A memização da política

Quanto mais meios de comunicação temos, menos comunicação autêntica existe; quanto mais próximos parecem os políticos, mais distantes se tornam da realidade comum. A política, reduzida a espetáculo, perdeu o silêncio, a gravidade e a responsabilidade que outrora a sustentavam.

Durante algumas semanas, assistiu-se em Portugal ao happening promovido pelo Bloco de Esquerda, que integrou um grupo de barcos rumo a Gaza com o pretexto de distribuir ajuda alimentar. A missão, cuidadosamente encenada e sem risco real, visava sobretudo reafirmar a velha narrativa segundo a qual é a esquerda radical quem melhor encarna a defesa dos oprimidos.

Se dentro do próprio meio bloquista o ato foi celebrado como um ato de coragem simbólica, outros sectores apontaram-lhe a irrelevância e os episódios quase anedóticos que o acompanharam. Mas, no fundo, este episódio é apenas mais um sinal da degradação da relação entre a política e os cidadãos.

Não se trata, contudo, de um exclusivo da esquerda radical ou antidemocrática. É um traço comum da política contemporânea em quase todas as cores partidárias: a big brotherização da vida pública, a infantilização do cidadão, a transformação do eleitor em mero consumidor de produtos políticos. O eleitor moderno é treinado para reagir apenas a estímulos simples e imediatos, a linguagem dos youtubers, dos tiktokers, da televisão de ritmo frenético e pensamento raso.

Tudo apela a emoções intensas, mas passageiras; excitação sem conteúdo, indignação sem reflexão. A política converte-se num espetáculo de cliques e reações, num campo de adeptos onde se torce por causas como quem torce por clubes. Neste ambiente, a polarização e o discurso anti-sistema florescem: mesmo quando reproduzem os mesmos códigos mediáticos, conseguem romper o torpor de um público habituado a consumir a política como quem segue uma novela ou um programa de comentário.

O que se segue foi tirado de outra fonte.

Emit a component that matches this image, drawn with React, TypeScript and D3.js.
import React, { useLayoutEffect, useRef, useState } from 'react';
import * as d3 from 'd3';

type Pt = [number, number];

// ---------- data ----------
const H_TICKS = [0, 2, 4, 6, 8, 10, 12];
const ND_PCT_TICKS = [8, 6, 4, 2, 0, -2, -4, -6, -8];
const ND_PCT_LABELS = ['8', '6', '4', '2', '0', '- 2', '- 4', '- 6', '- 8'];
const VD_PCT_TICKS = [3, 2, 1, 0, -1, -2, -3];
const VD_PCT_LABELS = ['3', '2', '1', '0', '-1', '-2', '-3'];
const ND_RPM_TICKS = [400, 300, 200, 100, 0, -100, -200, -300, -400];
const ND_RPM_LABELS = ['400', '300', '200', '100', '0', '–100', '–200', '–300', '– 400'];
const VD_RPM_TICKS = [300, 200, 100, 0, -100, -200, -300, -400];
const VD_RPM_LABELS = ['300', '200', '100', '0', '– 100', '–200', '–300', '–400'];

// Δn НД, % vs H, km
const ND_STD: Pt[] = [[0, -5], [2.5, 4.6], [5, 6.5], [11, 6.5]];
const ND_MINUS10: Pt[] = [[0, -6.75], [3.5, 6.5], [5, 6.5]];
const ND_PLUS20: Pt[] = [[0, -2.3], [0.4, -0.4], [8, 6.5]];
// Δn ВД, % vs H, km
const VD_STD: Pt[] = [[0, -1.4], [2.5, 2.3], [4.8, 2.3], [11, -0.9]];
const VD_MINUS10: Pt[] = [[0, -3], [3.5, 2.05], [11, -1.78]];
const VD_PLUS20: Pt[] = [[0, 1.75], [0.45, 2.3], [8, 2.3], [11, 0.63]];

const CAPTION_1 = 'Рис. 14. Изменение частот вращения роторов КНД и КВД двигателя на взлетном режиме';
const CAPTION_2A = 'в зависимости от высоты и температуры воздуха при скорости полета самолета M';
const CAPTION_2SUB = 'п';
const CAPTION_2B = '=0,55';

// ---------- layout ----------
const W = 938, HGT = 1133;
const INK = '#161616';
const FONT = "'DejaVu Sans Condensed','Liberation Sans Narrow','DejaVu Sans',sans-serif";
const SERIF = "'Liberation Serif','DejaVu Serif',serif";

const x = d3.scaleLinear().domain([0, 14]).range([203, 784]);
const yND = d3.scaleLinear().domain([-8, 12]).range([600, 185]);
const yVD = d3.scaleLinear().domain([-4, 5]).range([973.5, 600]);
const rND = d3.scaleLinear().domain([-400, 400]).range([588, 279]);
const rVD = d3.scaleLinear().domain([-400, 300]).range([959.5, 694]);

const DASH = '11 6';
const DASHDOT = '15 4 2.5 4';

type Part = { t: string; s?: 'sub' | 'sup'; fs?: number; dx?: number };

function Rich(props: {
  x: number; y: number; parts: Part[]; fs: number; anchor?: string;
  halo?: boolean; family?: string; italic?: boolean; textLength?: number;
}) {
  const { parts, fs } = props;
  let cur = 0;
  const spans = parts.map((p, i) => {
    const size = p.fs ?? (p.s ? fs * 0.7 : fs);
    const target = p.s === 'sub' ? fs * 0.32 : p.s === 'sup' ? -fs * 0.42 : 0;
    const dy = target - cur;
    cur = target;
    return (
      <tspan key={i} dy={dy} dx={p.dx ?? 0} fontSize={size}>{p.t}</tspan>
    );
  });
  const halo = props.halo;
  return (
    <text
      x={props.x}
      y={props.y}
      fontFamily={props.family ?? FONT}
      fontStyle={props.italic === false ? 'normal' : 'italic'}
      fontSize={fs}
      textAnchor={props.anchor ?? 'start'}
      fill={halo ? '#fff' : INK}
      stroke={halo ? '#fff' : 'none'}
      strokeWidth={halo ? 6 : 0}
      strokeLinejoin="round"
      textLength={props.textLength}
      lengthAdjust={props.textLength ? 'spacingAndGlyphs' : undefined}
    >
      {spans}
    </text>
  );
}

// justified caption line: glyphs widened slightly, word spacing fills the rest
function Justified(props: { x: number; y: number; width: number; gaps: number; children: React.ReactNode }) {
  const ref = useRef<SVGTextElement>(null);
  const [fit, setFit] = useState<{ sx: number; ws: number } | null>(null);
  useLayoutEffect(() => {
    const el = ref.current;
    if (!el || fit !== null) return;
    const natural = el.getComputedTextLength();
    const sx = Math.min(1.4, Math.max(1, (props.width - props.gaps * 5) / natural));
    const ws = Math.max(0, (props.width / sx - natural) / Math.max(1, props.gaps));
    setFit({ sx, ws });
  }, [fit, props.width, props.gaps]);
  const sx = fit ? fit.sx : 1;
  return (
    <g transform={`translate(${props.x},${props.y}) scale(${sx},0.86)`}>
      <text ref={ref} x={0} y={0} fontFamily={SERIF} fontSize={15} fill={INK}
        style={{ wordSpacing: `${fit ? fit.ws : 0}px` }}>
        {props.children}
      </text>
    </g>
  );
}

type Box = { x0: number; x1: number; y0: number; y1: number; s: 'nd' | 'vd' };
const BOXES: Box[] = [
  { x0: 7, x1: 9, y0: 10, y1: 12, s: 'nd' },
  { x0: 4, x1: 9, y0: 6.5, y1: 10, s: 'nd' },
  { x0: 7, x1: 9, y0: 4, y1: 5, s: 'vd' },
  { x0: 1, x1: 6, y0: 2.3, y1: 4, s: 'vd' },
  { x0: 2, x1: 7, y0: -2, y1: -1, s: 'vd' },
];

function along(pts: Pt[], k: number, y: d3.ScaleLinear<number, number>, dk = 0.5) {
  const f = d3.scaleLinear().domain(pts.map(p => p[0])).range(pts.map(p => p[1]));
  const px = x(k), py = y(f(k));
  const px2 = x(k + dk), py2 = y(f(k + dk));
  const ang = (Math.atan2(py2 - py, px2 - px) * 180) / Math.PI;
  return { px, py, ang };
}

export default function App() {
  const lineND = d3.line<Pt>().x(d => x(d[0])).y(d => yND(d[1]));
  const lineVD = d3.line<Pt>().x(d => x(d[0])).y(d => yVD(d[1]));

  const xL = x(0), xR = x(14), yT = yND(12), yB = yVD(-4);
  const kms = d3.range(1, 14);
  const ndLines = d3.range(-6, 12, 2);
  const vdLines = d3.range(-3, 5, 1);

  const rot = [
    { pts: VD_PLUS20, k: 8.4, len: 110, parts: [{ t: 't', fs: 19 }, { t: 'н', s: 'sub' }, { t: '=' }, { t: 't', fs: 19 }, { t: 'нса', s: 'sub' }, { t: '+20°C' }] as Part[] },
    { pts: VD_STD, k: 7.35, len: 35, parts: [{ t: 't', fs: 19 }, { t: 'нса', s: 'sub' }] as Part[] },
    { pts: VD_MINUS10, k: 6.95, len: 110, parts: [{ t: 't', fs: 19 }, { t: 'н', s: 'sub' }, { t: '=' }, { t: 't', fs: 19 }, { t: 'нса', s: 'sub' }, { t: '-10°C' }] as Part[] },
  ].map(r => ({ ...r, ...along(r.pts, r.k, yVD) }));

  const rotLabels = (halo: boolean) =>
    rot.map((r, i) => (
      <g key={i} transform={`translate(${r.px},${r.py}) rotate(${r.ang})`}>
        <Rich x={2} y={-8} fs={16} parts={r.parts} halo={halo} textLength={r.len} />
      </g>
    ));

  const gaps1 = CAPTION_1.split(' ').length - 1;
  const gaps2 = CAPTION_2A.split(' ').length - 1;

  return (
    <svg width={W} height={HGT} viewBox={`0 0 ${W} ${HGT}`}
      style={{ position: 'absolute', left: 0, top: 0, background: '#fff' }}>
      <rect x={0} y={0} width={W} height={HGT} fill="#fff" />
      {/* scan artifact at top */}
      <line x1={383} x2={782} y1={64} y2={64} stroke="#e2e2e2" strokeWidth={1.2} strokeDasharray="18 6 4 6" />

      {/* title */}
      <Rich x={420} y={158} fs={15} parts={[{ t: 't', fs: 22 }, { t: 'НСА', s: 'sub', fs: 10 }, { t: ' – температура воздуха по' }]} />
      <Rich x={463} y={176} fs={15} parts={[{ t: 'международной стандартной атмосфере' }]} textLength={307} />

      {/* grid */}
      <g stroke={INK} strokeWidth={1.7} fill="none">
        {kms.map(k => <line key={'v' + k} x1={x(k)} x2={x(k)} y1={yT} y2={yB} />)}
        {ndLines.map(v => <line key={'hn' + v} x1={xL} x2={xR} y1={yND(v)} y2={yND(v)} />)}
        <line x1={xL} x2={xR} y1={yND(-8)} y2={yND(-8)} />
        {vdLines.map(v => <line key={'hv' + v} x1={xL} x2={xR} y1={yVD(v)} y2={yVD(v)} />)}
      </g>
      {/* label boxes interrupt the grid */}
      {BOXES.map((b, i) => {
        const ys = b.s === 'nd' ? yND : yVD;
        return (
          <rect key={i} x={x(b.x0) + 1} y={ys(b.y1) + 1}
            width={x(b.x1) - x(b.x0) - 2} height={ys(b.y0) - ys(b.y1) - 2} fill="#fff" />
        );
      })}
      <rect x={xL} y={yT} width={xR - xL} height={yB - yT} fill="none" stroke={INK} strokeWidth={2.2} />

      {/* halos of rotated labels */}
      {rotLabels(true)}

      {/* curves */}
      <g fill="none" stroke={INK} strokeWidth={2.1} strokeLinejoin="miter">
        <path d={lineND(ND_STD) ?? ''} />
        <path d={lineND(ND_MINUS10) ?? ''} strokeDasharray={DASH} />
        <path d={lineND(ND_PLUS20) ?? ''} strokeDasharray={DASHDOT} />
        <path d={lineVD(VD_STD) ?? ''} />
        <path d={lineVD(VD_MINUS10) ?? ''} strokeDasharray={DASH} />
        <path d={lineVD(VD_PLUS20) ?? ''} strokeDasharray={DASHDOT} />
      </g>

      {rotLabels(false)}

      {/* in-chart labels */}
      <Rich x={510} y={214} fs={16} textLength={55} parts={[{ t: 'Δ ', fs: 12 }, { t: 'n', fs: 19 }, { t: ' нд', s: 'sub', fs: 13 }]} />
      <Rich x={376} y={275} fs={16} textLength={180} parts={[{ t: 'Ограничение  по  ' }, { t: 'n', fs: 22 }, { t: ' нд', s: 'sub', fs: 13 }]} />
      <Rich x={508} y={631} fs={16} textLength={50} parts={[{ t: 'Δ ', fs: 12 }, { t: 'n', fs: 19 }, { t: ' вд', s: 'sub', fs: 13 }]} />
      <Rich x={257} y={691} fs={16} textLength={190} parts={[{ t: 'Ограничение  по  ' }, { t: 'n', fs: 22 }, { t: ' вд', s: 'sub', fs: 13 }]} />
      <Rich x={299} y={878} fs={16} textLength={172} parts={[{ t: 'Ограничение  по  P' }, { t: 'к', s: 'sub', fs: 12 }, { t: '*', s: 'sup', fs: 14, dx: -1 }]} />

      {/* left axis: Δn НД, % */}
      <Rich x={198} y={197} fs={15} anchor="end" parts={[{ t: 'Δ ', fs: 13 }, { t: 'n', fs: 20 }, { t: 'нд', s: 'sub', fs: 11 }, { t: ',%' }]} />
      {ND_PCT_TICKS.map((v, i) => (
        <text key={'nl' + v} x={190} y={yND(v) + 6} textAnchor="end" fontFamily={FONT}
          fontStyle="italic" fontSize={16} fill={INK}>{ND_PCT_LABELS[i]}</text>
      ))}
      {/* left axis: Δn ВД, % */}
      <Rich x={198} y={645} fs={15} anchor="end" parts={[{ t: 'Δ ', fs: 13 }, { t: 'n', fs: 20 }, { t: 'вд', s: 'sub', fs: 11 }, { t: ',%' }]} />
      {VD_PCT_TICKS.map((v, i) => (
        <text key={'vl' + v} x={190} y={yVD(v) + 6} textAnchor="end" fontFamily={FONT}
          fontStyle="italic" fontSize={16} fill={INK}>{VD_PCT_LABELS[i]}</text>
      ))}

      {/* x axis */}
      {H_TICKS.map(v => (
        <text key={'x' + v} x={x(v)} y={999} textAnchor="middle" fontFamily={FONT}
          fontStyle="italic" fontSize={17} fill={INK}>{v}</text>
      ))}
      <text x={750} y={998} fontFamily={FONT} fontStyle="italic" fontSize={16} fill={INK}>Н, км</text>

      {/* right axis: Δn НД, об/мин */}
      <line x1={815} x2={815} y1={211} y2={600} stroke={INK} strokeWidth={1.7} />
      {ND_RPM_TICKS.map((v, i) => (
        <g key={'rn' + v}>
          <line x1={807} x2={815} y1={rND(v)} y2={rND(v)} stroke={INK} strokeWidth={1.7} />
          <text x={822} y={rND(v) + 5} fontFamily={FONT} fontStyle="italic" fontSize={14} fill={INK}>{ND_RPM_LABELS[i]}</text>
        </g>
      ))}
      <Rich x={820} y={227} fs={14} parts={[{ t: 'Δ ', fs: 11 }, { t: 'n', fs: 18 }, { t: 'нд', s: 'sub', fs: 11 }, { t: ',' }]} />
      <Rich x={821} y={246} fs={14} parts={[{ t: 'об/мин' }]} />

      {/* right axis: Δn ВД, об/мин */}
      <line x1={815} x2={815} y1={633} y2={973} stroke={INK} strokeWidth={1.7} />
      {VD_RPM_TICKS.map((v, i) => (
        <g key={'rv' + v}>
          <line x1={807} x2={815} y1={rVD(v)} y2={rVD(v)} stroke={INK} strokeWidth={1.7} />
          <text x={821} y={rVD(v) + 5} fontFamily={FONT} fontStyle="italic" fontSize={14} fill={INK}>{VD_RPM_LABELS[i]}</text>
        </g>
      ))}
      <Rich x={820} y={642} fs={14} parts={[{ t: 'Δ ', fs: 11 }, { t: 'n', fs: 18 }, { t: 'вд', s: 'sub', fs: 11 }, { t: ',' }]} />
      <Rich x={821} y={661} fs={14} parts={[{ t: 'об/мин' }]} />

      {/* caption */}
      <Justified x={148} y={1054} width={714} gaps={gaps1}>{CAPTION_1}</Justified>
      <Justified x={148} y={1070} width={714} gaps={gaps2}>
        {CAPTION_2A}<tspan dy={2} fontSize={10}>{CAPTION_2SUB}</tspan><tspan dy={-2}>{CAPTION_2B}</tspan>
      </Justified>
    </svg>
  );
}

Há, porém, uma ironia neste processo. A velha máxima de McLuhan «quem domina o meio controla a mensagem» está a perder validade. O poder já não domina o meio. A proliferação de plataformas, formatos e vozes dissolveu o controlo central da narrativa. O espaço público fragmentou-se, e a autoridade simbólica, outrora vertical e coesa, tornou-se uma dispersão de ruído e de egos.

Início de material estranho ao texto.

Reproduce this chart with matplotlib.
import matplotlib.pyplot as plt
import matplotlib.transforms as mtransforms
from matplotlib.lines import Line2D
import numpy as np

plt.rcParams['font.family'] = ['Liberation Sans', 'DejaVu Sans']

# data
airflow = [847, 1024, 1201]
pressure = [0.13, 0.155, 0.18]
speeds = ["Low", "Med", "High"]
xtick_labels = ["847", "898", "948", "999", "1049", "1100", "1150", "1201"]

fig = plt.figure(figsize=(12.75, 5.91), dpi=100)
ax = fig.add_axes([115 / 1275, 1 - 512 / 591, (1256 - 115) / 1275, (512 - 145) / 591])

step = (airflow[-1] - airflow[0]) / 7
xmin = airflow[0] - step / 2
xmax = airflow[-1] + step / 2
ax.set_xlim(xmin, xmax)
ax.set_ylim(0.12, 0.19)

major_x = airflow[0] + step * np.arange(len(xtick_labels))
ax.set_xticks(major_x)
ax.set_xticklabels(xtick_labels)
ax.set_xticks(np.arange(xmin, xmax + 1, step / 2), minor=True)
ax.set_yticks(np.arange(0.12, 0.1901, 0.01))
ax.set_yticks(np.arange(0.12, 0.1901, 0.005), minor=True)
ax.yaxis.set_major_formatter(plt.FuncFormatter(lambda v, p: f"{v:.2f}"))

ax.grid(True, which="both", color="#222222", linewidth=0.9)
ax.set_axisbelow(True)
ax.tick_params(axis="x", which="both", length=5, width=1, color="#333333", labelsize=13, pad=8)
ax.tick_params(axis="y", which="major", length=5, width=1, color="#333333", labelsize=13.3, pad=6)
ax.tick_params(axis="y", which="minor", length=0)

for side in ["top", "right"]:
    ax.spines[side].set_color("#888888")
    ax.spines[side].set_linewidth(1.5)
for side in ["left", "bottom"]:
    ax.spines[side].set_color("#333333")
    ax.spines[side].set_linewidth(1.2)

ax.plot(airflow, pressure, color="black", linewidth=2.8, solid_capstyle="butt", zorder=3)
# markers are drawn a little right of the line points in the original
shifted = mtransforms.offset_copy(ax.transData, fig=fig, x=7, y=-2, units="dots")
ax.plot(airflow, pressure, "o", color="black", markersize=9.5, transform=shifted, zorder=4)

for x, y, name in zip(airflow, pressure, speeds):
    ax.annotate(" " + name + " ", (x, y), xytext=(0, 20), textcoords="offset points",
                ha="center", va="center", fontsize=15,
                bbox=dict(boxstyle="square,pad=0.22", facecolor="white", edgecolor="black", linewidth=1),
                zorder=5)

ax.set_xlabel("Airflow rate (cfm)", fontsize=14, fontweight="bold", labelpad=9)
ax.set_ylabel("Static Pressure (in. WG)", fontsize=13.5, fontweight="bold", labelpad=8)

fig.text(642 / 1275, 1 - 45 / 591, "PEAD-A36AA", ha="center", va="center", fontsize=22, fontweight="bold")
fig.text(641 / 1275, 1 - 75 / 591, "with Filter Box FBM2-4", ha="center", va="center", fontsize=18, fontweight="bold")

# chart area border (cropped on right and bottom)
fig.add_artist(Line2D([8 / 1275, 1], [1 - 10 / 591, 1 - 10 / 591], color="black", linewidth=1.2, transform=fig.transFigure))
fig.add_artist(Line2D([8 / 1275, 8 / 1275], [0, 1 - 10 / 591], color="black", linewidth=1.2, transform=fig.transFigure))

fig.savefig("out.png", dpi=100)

O resultado é paradoxal: quanto mais meios de comunicação temos, menos comunicação autêntica existe; quanto mais próximos parecem os políticos, mais distantes se tornam da realidade comum. A política, reduzida a espetáculo, perdeu o silêncio, a gravidade e a responsabilidade que outrora a sustentavam. Na verdade, a existência de poucos meios de comunicação e o crescente controlo político e económico-financeiro desses meios era o ideal para o controlo das consciências e para uma doutrinação permanente, como estava a acontecer até nas designadas democracias liberais. Mas esse colapso da hierarquia mediática não significou o triunfo da liberdade informativa mas, paradoxalmente, o seu contrário. A explosão tecnológica da variedade e potencial dos meios correu em paralelo com a dessubstancialização das mensagens, o predomínio da forma sobre o conteúdo e a subjugação crescente da política à economia da atenção, onde o que conta não é a relevância ou profundidade, mas a capacidade de gerar cliques, reações imediatas e visibilidade efémera. A decadência do jornalismo, neste sentido, não foi apenas gerada pelas mudanças tecnológicas, mas pela desistência, por critérios economicistas, da substância.

E talvez o verdadeiro ato de coragem, hoje, não seja filmar-se num barco com destino a Gaza, mas ter a lucidez de recusar o guião e restituir à política a sua dignidade perdida. Pois os políticos são agora como participantes de programas como o Big brother e o cidadão eleitor está em casa perante o ecrã, entediado, reagindo apenas ao que gera maior reatividade.